Dealing with disruptions
If more training is PSRPs' top priority for special education, better discipline policies rank not far behind, especially for staff working with older students and those with emotional problems. Hazel Burnside, for example, works with high school students with behavioral problems in Minneapolis. "Discipline is a huge issue," says the member of the Minneapolis Federation of Teachers and Educational Assistants.
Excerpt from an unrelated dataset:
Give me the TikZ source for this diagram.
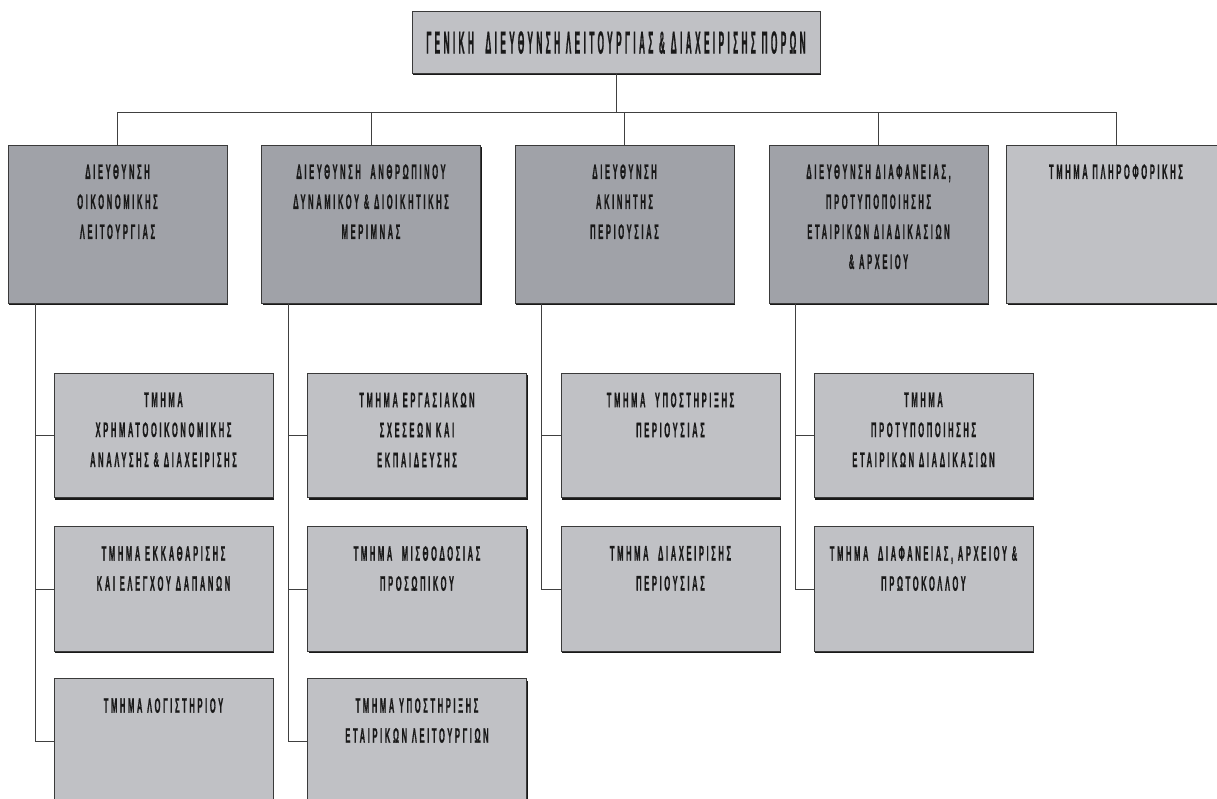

Since funding cuts have reduced staff for such programs as in-school suspension, "we have to keep them here, and they run wild."
One focus of AFT lobbying on IDEA will be to promote balanced discipline policies that allow schools to address chronic disruptive behavior that interferes with learning for disabled and nondisabled students alike, while still providing the educational services the law requires. "We need to address the issue of chronically disruptive students and where to place them when they can no longer function in their current environment," says Thomas. Current provisions, which allow schools to suspend students with disabilities for up to 10 school days, are woefully inadequate and leave too much discretion to building administrators.
Colvin, who works with autistic students, says a couple things have happened in New York to undermine discipline. The school system restricts the use of verbal discipline, and it has not funded in-school alternative placements, so discipline options are very limited. "These children know the law better than we do," he says.
Thomas points out other issues in IDEA for paraprofessionals to watch for. One is their role in filling out special education paperwork, especially in schools with inadequate secretarial staffing. As with other duties, paraprofessionals need adequate training if this is part of their job. Another issue, Thomas says, is the involvement of paraprofessionals in students' individual education plans, or IEPs. While paras rarely participate in developing the IEP, their services or job duties might be written into a plan without them even knowing it. Failure to inform and educate the paraprofessional could have legal consequences for the school as well as the staff.
With all these challenges, you might wonder why anyone would want to do these jobs. The paraprofessionals and others who work in special education say it all comes back to the students.
"I love my job, and I love the children," says Terry Goforth. "Obviously I do or I wouldn't have been there for 16 years at this rate of pay."
Says Nancy Delaney, who works one on one with a girl with cerebral palsy, "I think I can make a difference with these kids. It keeps my priorities straight each and every day. The little girl I work with, as much as she's a lot of work, she's like a little angel."